Monday, 20 April 2020

The Memories We Bury by H A Leuschel


The Memories We Bury by H.A. Leuschel
Published by EKT Selection Ltd on the 17th April 2020.



An emotionally charged and captivating novel about the complexities of female friendship and motherhood, from the author of Manipulated Lives.

Lizzie Thomson has landed her first job as a music teacher and, after a whirlwind romance with Markus, the newlywed couple move into a beautiful new home in the outskirts of Edinburgh. Lizzie quickly befriends their neighbour Morag, an elderly, resourceful yet lonely widow, whose own children rarely visit her. Everything seems perfect in Lizzie’s life until she finds out she is pregnant and her relationships with both Morag and Markus change beyond her control. 
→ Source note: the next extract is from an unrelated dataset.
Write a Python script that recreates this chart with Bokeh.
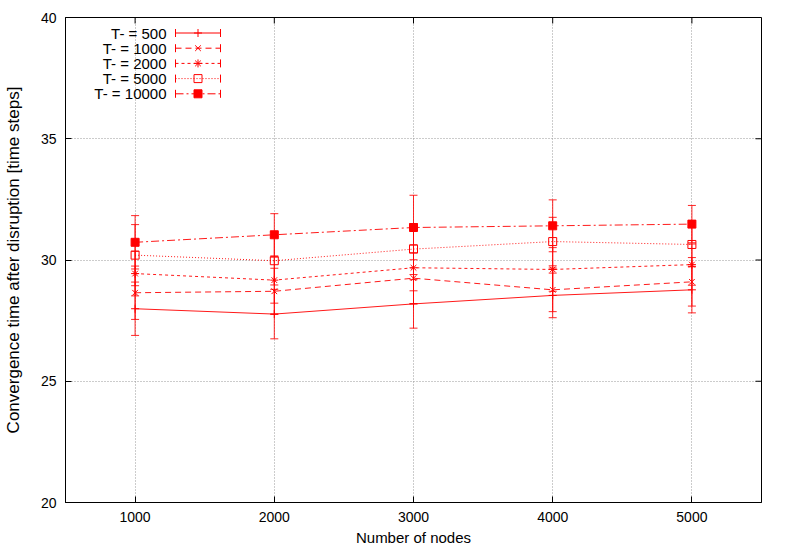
from bokeh.plotting import figure
from bokeh.models import Range1d, FixedTicker, ColumnDataSource, Whisker, TeeHead
from bokeh.embed import file_html
from bokeh.resources import INLINE
from bokeh.core.properties import value

# ---------------- data ----------------
nodes = [1000, 2000, 3000, 4000, 5000]
series_labels = ["T- = 500", "T- = 1000", "T- = 2000", "T- = 5000", "T- = 10000"]
t500 = [27.99, 27.77, 28.19, 28.54, 28.77]
t1000 = [28.65, 28.71, 29.25, 28.77, 29.10]
t2000 = [29.44, 29.17, 29.68, 29.61, 29.81]
t5000 = [30.20, 29.97, 30.45, 30.76, 30.64]
t10000 = [30.73, 31.04, 31.34, 31.41, 31.48]
err500 = [1.10, 1.02, 1.00, 0.92, 0.95]
err1000 = [1.10, 0.95, 1.05, 0.90, 1.00]
err2000 = [0.92, 0.95, 0.95, 0.90, 0.85]
err5000 = [1.26, 1.00, 1.05, 1.00, 0.90]
err10000 = [1.10, 0.87, 1.33, 1.07, 0.77]
x_ticks = [1000, 2000, 3000, 4000, 5000]
y_ticks = [20, 25, 30, 35, 40]

series = [t500, t1000, t2000, t5000, t10000]
errors = [err500, err1000, err2000, err5000, err10000]

# ---------------- styles ----------------
RED = "#ff0000"
FONT = "Liberation Sans"
dashes = ["solid", "6 4", "3 3", "1 2", "8 3 2 3"]
markers = ["cross", "x", "asterisk", "square", "square"]
fills = [RED, RED, RED, None, RED]

X0, X1, Y0, Y1 = 500, 5500, 20, 40
FW, FH = 696, 485  # frame size in pixels

p = figure(width=773, height=548, output_backend="svg", toolbar_location=None,
           x_range=Range1d(X0, X1), y_range=Range1d(Y0, Y1),
           min_border_left=62, min_border_right=12, min_border_top=17, min_border_bottom=46,
           background_fill_color="white", border_fill_color="white")
p.outline_line_color = "black"
p.outline_line_width = 1

for ax, tk in ((p.xaxis[0], x_ticks), (p.yaxis[0], y_ticks)):
    ax.ticker = FixedTicker(ticks=tk)
    ax.major_tick_in = 6
    ax.major_tick_out = 0
    ax.minor_tick_line_color = None
    ax.axis_line_color = "black"
    ax.major_tick_line_color = "black"
    ax.major_label_text_font = FONT
    ax.major_label_text_font_size = "14px"
    ax.major_label_text_color = "black"
    ax.axis_label_text_font = FONT
    ax.axis_label_text_font_style = "normal"
    ax.axis_label_text_color = "black"

p.xaxis.axis_label = "Number of nodes"
p.yaxis.axis_label = "Convergence time after disruption [time steps]"
p.xaxis.axis_label_text_font_size = "15px"
p.yaxis.axis_label_text_font_size = "17px"
p.xaxis.major_label_standoff = 9
p.xaxis.axis_label_standoff = 4
p.yaxis.major_label_standoff = 9
p.yaxis.axis_label_standoff = 15

p.xgrid.ticker = FixedTicker(ticks=x_ticks)
p.ygrid.ticker = FixedTicker(ticks=y_ticks)
for g in (p.xgrid[0], p.ygrid[0]):
    g.grid_line_color = "#999999"
    g.grid_line_dash = "1 2"
    g.grid_line_width = 1

# mirrored inward ticks on the top and right edges of the frame
tick_y = 6 / FH * (Y1 - Y0)
tick_x = 6 / FW * (X1 - X0)
p.segment(x0=x_ticks, y0=[Y1] * len(x_ticks), x1=x_ticks, y1=[Y1 - tick_y] * len(x_ticks),
          line_color="black", line_width=1)
p.segment(x0=[X1] * len(y_ticks), y0=y_ticks, x1=[X1 - tick_x] * len(y_ticks), y1=y_ticks,
          line_color="black", line_width=1)

# ---------------- series ----------------
for vals, errs, dash, mk, fc in zip(series, errors, dashes, markers, fills):
    src = ColumnDataSource(dict(x=nodes, y=vals,
                                lo=[v - e for v, e in zip(vals, errs)],
                                hi=[v + e for v, e in zip(vals, errs)]))
    p.add_layout(Whisker(source=src, base="x", lower="lo", upper="hi", dimension="height",
                         line_color=RED, line_width=1, line_alpha=0.85,
                         upper_head=TeeHead(size=8, line_color=RED, line_width=1, line_alpha=0.85),
                         lower_head=TeeHead(size=8, line_color=RED, line_width=1, line_alpha=0.85)))
    p.line("x", "y", source=src, line_color=RED, line_width=1, line_dash=dash, line_alpha=0.9)
    p.scatter("x", "y", source=src, marker=mk, size=8, line_color=RED,
              fill_color=fc, line_width=1)

# ---------------- legend (gnuplot style: text left, sample right) ----------------
FL, FT = 66, 18  # frame top-left in page pixels


def dx(px):
    return X0 + (px - FL) / FW * (X1 - X0)


def dy(py):
    return Y1 - (py - FT) / FH * (Y1 - Y0)


cap = 4 / FH * (Y1 - Y0)
for i, (lab, dash, mk, fc) in enumerate(zip(series_labels, dashes, markers, fills)):
    py = 33.5 + 15.2 * i
    yy = dy(py)
    p.text(x=[dx(167)], y=[yy], text=[lab], text_align="right", text_baseline="middle",
           text_font=value(FONT), text_font_size="15px", text_color="black")
    p.line(x=[dx(176), dx(221)], y=[yy, yy], line_color=RED, line_width=1, line_dash=dash)
    p.segment(x0=[dx(176), dx(221)], y0=[yy - cap, yy - cap],
              x1=[dx(176), dx(221)], y1=[yy + cap, yy + cap], line_color=RED, line_width=1)
    p.scatter(x=[dx(198.5)], y=[yy], marker=mk, size=8, line_color=RED,
              fill_color=fc, line_width=1)

open("out.html", "w").write(file_html(p, INLINE))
Can Lizzie really trust Morag and why is Markus keeping secrets from her? 

In The Memories We Bury the author explores the dangerous bonds we can create with strangers and how past memories can cast long shadows over the present.

The Memories We Bury is the third of H A Leuschel's books that I have read and the first full length novel after her novella, My Sweet Friend, and the short story collection, Manipulated Lives. The Memories We Bury is a pretty intense psychological thriller written from the dual perspectives of new mother, Lizzie, and her elderly neighbour, Morag. I hadn't realised that a baby would play such a prominent role in the story so, at the beginning, I was concerned that the narrative might stray too far into cutesy territory for my tastes, but happily that wasn't the case! Instead I was treated to what almost becomes a tactical duel between Lizzie and Morag, each of whom are convinced of their own truths, and we readers must decide for ourselves with which woman to side. It's a great 'unreliable narrator' setup which reminded me of Jane Cable's The Faerie Tree (which I read last month). If you loved that novel, you may well also enjoy this one!

I liked the unnerving atmosphere that builds gradually through each scene in The Memories We Bury. The tension kept me turning the pages, eager to find out how Lizzie and Morag could possibly extricate themselves from this web and whether Markus and baby Jamie would also last the course. The contrast achieved by having these extreme characters in such everyday settings as a garden centre cafe is nicely done and I appreciated seeing how Lizzie and Morag differed in their interactions with other friends. This often added to my feelings of foreboding as I picked up on subtle - and less subtle - warnings.

Leuschel excels in creating psychologically damaged and manipulative characters who are fully rounded people and utterly believable. There's no cartoonish villainy here, quite the opposite in fact because I came to clearly understand why each woman behaved as she did and the historical motivations that drove both their behaviours. I frequently found my sympathies swinging from one to the other as I learned more about them. Leuschel really does have a wonderful understanding of human nature!